The Oxford Dictionary of Place-Names gives Birmingham: Bermingeham, 1086 (Domesday Book) = 'Homestead of the family or followers of a man called *Beorma', or 'Homestead at the place associated with *Beorma'. (*-conjectural form)

Brummagem and its relatives appear to come along in the later middle-ages.


The songs was posted by Charlie Noble in this thread: (2001) BS: Going back - - a good or bad thing" and also here (2005) Lyr Add: Old Fiddle, The (C. Fox Smith)
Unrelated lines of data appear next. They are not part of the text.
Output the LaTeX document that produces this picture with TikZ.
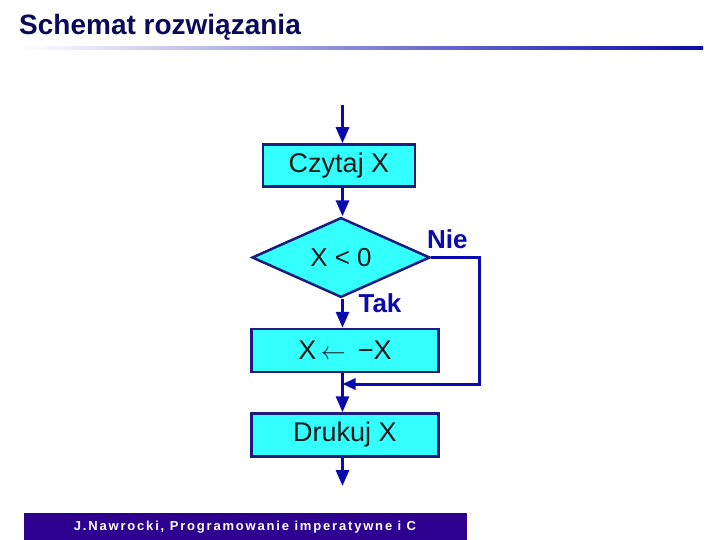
\documentclass[tikz,border=0pt]{standalone}
\usepackage{fontspec}
\setmainfont{Liberation Sans}
\newfontfamily\footfont[LetterSpace=14]{Liberation Sans}
\usetikzlibrary{shapes.geometric,arrows.meta}
\definecolor{flowblue}{HTML}{0A0AB0}
\definecolor{boxedge}{HTML}{1C1C80}
\definecolor{boxfill}{HTML}{33FFFF}
\definecolor{titlecol}{HTML}{0A0A5A}
\definecolor{footbg}{HTML}{2E0090}
\definecolor{boxtext}{HTML}{1A1A1A}
\tikzset{
  procbox/.style={draw=boxedge, fill=boxfill, line width=2.5pt, inner sep=0pt,
    text=boxtext, font=\fontsize{27}{30}\selectfont},
  decbox/.style={diamond, draw=boxedge, fill=boxfill, line width=2.5pt, inner sep=0pt,
    minimum width=178pt, minimum height=72pt, text=boxtext, font=\fontsize{26}{30}\selectfont},
  flow/.style={draw=flowblue, line width=3pt, -{Triangle[length=16pt,width=13pt]}},
  flowline/.style={draw=flowblue, line width=3pt},
  lab/.style={text=flowblue, font=\bfseries\fontsize{26}{30}\selectfont, inner sep=0pt}
}
\begin{document}
\begin{tikzpicture}[x=1pt,y=-1pt]
\useasboundingbox (0,0) rectangle (720,540);
% title
\node[anchor=west, inner sep=0pt, text=titlecol, font=\bfseries\fontsize{28}{30}\selectfont] (title) at (19,27) {Schemat rozwiązania};
\shade[left color=white, right color=flowblue] (20,46.5) rectangle (703,50);
% nodes
\node[procbox, minimum width=152pt, minimum height=42pt] (czytaj) at (339,165.5) {Czytaj X};
\node[decbox] (dec) at (341,257.5) {X < 0};
\node[procbox, minimum width=187pt, minimum height=43pt] (neg) at (345,350.5) {X\,\(\leftarrow\)\;\,−X};
\node[procbox, minimum width=187pt, minimum height=43pt] (druk) at (345,435) {Drukuj X};
\node[lab, anchor=south west] (nie) at (427,249) {Nie};
\node[lab] (tak) at (380,303) {Tak};
% coordinates
\coordinate (start) at (342.5,105);
\coordinate (stop) at (342.5,486);
\coordinate (c1) at (479.5,257.5);
\coordinate (c2) at (479.5,384);
\coordinate (merge) at (342.5,384);
% connectors
\draw[flow] (start) -- (start |- czytaj.north);
\draw[flow] (start |- czytaj.south) -- (start |- dec.north);
\draw[flow] (start |- dec.south) -- (start |- neg.north);
\draw[flow] (start |- neg.south) -- (start |- druk.north);
\draw[flow] (start |- druk.south) -- (stop);
\draw[flowline, -{Triangle[length=13pt,width=11pt]}, line join=miter] (dec.east) -- (c1) -- (c2) -- (merge);
% footer
\fill[footbg] (23.5,513) rectangle (467,540);
\node[text=white, inner sep=0pt, font=\footfont\bfseries\fontsize{13}{15}\selectfont] (foot) at (245,527) {J.Nawrocki, Programowanie imperatywne i C};
\end{tikzpicture}
\end{document}
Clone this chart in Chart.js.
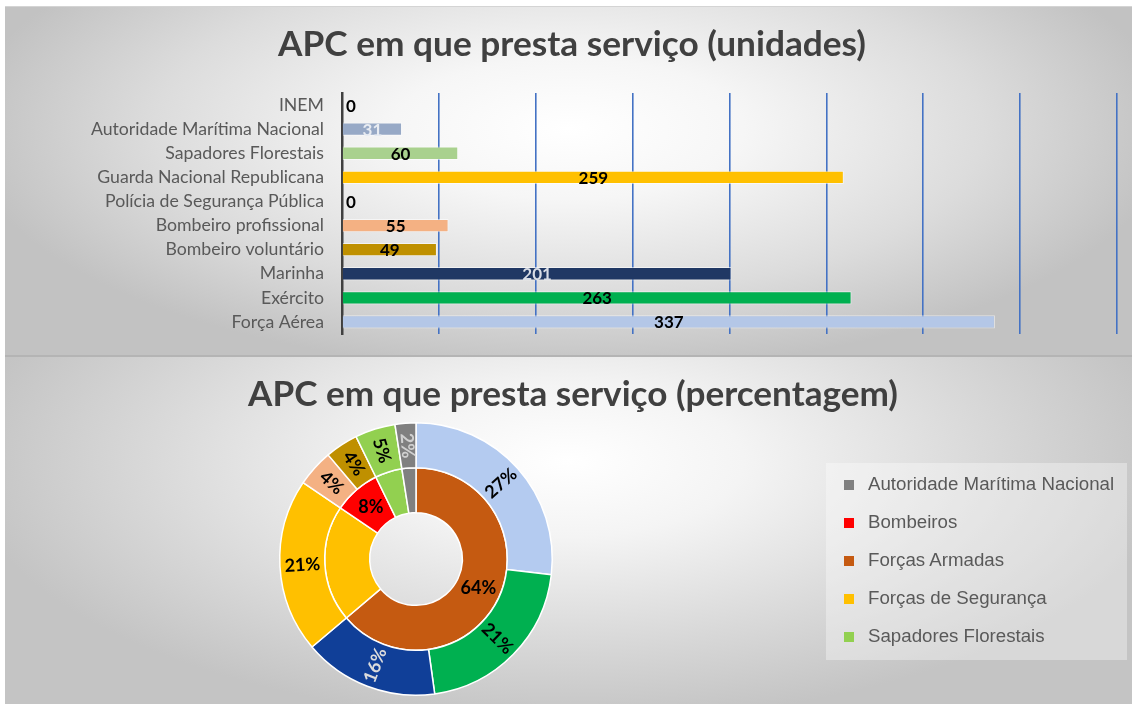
<!DOCTYPE html>
<html>
<head>
<meta charset="utf-8">
<script src="https://cdn.jsdelivr.net/npm/chart.js@4.4.1/dist/chart.umd.min.js"></script>
<style>
  html, body { margin: 0; padding: 0; background: #ffffff; width: 1132px; height: 704px; overflow: hidden; }
  .panel { position: absolute; left: 5px; width: 1127px; }
  #topPanel {
    top: 6px; height: 351px;
    border-top: 1px solid #d4d4d4;
    box-sizing: border-box;
    background: radial-gradient(ellipse farthest-corner at 50% 35%, #ffffff 0%, #f6f6f6 22%, #dcdcdc 52%, #c2c2c2 76%);
    border-bottom: 2px solid #b4b4b4;
  }
  #bottomPanel {
    top: 357px; height: 347px;
    background: radial-gradient(ellipse farthest-corner at 50% 30%, #ffffff 0%, #f4f4f4 22%, #d9d9d9 52%, #c4c4c4 76%);
  }
  .panel canvas { position: absolute; left: 0; top: 0; }
  #legendBox {
    position: absolute; left: 826px; top: 463px; width: 301px; height: 197px;
    background: rgba(255, 255, 255, 0.35);
  }
  .legend-item {
    position: absolute; left: 18px; height: 20px; line-height: 20px;
    font-family: "Liberation Sans", Arial, sans-serif; font-size: 18.7px; color: #595959;
    white-space: nowrap;
  }
  .legend-item span.box { display: inline-block; width: 10px; height: 10px; margin-right: 14px; vertical-align: 0px; }
</style>
</head>
<body>
<div id="topPanel" class="panel"><canvas id="barChart" width="1127" height="348"></canvas></div>
<div id="bottomPanel" class="panel"><canvas id="ringChart" width="1127" height="347"></canvas></div>
<div id="legendBox"></div>
<script>
// bar chart (unidades)
const categories = ['INEM', 'Autoridade Marítima Nacional', 'Sapadores Florestais', 'Guarda Nacional Republicana',
  'Polícia de Segurança Pública', 'Bombeiro profissional', 'Bombeiro voluntário', 'Marinha', 'Exército', 'Força Aérea'];
const unitValues = [0, 31, 60, 259, 0, 55, 49, 201, 263, 337];
const barColors = ['#8497b0', '#97a9c6', '#a9d18e', '#ffc000', '#f4b183', '#f4b183', '#bf9000', '#203864', '#00b050', '#b4c7e7'];
const barLabelColors = ['#000000', '#e8ecf2', '#000000', '#000000', '#000000', '#000000', '#000000', '#d9dde6', '#000000', '#000000'];
const axisTicks = [0, 50, 100, 150, 200, 250, 300, 350, 400];

// doughnut (percentagem): outer ring = units, inner ring = groups
const outerLabels = ['Força Aérea', 'Exército', 'Marinha', 'Guarda Nacional Republicana',
  'Bombeiro profissional', 'Bombeiro voluntário', 'Sapadores Florestais', 'Autoridade Marítima Nacional'];
const outerValues = [337, 263, 201, 259, 55, 49, 60, 31];
const outerColors = ['#b4cbf0', '#00b050', '#103f98', '#ffc000', '#f4b183', '#bf9000', '#92d050', '#808080'];
const outerLabelColors = ['#000000', '#000000', '#dcdcdc', '#000000', '#000000', '#000000', '#000000', '#d0d0d0'];

const innerLabels = ['Forças Armadas', 'Forças de Segurança', 'Bombeiros', 'Sapadores Florestais', 'Autoridade Marítima Nacional'];
const innerValues = [801, 259, 104, 60, 31];
const innerColors = ['#c55a11', '#ffc000', '#ff0000', '#92d050', '#808080'];
const innerShowLabel = [true, false, true, false, false];

const legendOrder = ['Autoridade Marítima Nacional', 'Bombeiros', 'Forças Armadas', 'Forças de Segurança', 'Sapadores Florestais'];

const titlePlugin = {
  id: 'panelTitle',
  afterDraw(chart, args, opts) {
    const ctx = chart.ctx;
    ctx.save();
    ctx.font = `bold ${opts.size}px Lato`;
    ctx.fillStyle = '#404040';
    ctx.textAlign = 'center';
    ctx.textBaseline = 'middle';
    const w = ctx.measureText(opts.text).width;
    ctx.translate(opts.x, opts.y);
    ctx.scale(opts.width / w, 1);
    ctx.fillText(opts.text, 0, 0);
    ctx.restore();
  }
};

const barLabelPlugin = {
  id: 'barLabels',
  afterDatasetsDraw(chart) {
    const ctx = chart.ctx;
    const meta = chart.getDatasetMeta(0);
    ctx.save();
    ctx.font = 'bold 17px Lato';
    ctx.textAlign = 'center';
    ctx.textBaseline = 'middle';
    meta.data.forEach((bar, i) => {
      const p = bar.getProps(['x', 'y', 'base'], true);
      const v = unitValues[i];
      const x = v === 0 ? p.base + 9 : (p.base + p.x) / 2;
      ctx.fillStyle = barLabelColors[i];
      ctx.fillText(String(v), x, p.y + 1);
    });
    ctx.restore();
  }
};

const ringLabelPlugin = {
  id: 'ringLabels',
  afterDatasetsDraw(chart) {
    const ctx = chart.ctx;
    ctx.save();
    ctx.font = 'bold 18px Lato';
    ctx.textAlign = 'center';
    ctx.textBaseline = 'middle';
    chart.data.datasets.forEach((ds, di) => {
      const meta = chart.getDatasetMeta(di);
      const total = ds.data.reduce((a, b) => a + b, 0);
      meta.data.forEach((arc, i) => {
        if (di === 1 && !innerShowLabel[i]) return;
        const p = arc.getProps(['x', 'y', 'startAngle', 'endAngle', 'innerRadius', 'outerRadius'], true);
        const mid = (p.startAngle + p.endAngle) / 2;
        const r = (p.innerRadius + p.outerRadius) / 2;
        const pct = Math.round(ds.data[i] / total * 100) + '%';
        ctx.save();
        ctx.translate(p.x + Math.cos(mid) * r, p.y + Math.sin(mid) * r);
        if (di === 0) {
          let rot = mid;
          if (Math.cos(mid) < -0.01) rot += Math.PI;
          ctx.rotate(rot);
          ctx.fillStyle = outerLabelColors[i];
        } else {
          ctx.fillStyle = '#000000';
        }
        ctx.fillText(pct, 0, 0);
        ctx.restore();
      });
    });
    ctx.restore();
  }
};

class ServiceCharts {
  constructor() {
    this.charts = {};
    this.createBarChart();
    this.createRingChart();
    this.createLegend();
  }

  createBarChart() {
    const ctx = document.getElementById('barChart').getContext('2d');
    this.charts.bar = new Chart(ctx, {
      type: 'bar',
      data: {
        labels: categories,
        datasets: [{
          data: unitValues,
          backgroundColor: barColors,
          borderColor: 'rgba(255,255,255,0.55)',
          borderWidth: 1,
          categoryPercentage: 1,
          barPercentage: 0.55
        }]
      },
      plugins: [barLabelPlugin, titlePlugin],
      options: {
        indexAxis: 'y',
        responsive: false,
        animation: false,
        layout: { padding: { top: 86, right: 15, bottom: 21, left: 0 } },
        scales: {
          x: {
            min: 0,
            max: 400,
            afterBuildTicks: axis => { axis.ticks = axisTicks.map(v => ({ value: v })); },
            ticks: { display: false },
            grid: {
              color: ctx => ctx.tick && ctx.tick.value === 0 ? 'rgba(0,0,0,0)' : '#4472c4',
              lineWidth: 1.6,
              drawTicks: false
            },
            border: { display: false }
          },
          y: {
            afterFit: axis => {
              axis.width = 337;
              axis.paddingTop = 0;
              axis.paddingBottom = 0;
            },
            ticks: {
              color: '#595959',
              font: { family: 'Lato', size: 17.7 },
              padding: 18,
              autoSkip: false
            },
            grid: { display: false, drawTicks: false },
            border: { color: '#404040', width: 2.5 }
          }
        },
        plugins: {
          legend: { display: false },
          tooltip: { enabled: false },
          panelTitle: { text: 'APC em que presta serviço (unidades)', x: 567, y: 38, size: 35, width: 588 }
        }
      }
    });
  }

  createRingChart() {
    const ctx = document.getElementById('ringChart').getContext('2d');
    this.charts.ring = new Chart(ctx, {
      type: 'doughnut',
      data: {
        labels: outerLabels,
        datasets: [
          { data: outerValues, backgroundColor: outerColors, borderColor: '#ffffff', borderWidth: 1.5 },
          { data: innerValues, backgroundColor: innerColors, borderColor: '#ffffff', borderWidth: 1.5 }
        ]
      },
      plugins: [ringLabelPlugin, titlePlugin],
      options: {
        responsive: false,
        animation: false,
        cutout: '34%',
        layout: { padding: { top: 65, right: 579, bottom: 8, left: 274 } },
        plugins: {
          legend: { display: false },
          tooltip: { enabled: false },
          panelTitle: { text: 'APC em que presta serviço (percentagem)', x: 568, y: 38, size: 35, width: 650 }
        }
      }
    });
  }

  createLegend() {
    const box = document.getElementById('legendBox');
    legendOrder.forEach((name, i) => {
      const item = document.createElement('div');
      item.className = 'legend-item';
      item.style.top = (11 + i * 38) + 'px';
      const color = innerColors[innerLabels.indexOf(name)];
      item.innerHTML = `<span class="box" style="background:${color}"></span>${name}`;
      box.appendChild(item);
    });
  }
}

document.addEventListener('DOMContentLoaded', function() {
  new ServiceCharts();
});
</script>
</body>
</html>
As well as appearing in Jon Raven's Victoria's Inferno, the song was also printed in Roy Palmer's A Touch On The Times (from a broadside by Jackson of Birmingham, BM 1876 e2, the same source as Jon Raven used), where he has these notes:

"The song was written by an entertainer called James Dobbs and sung by him for the first time a the Theatre Royal, Birmingham, in 1828 to the tune of Duncan Grey. It was issued on broadsides and remained very popular for a number of years. Apparently it was often sung by passengers travelling on the top of stage coaches. A version relating to Coventry also appeared...".


In 2003 Cordwangler, in this thread Lyr Req: I Can't Find Coventry, did ask if anyone knew anything about the Coventry version, stating it was not in the Coventry or Birmingham libraries. There were no replies. I can add that it doesn't seem to be at the Bodleian, nor in the Roud index.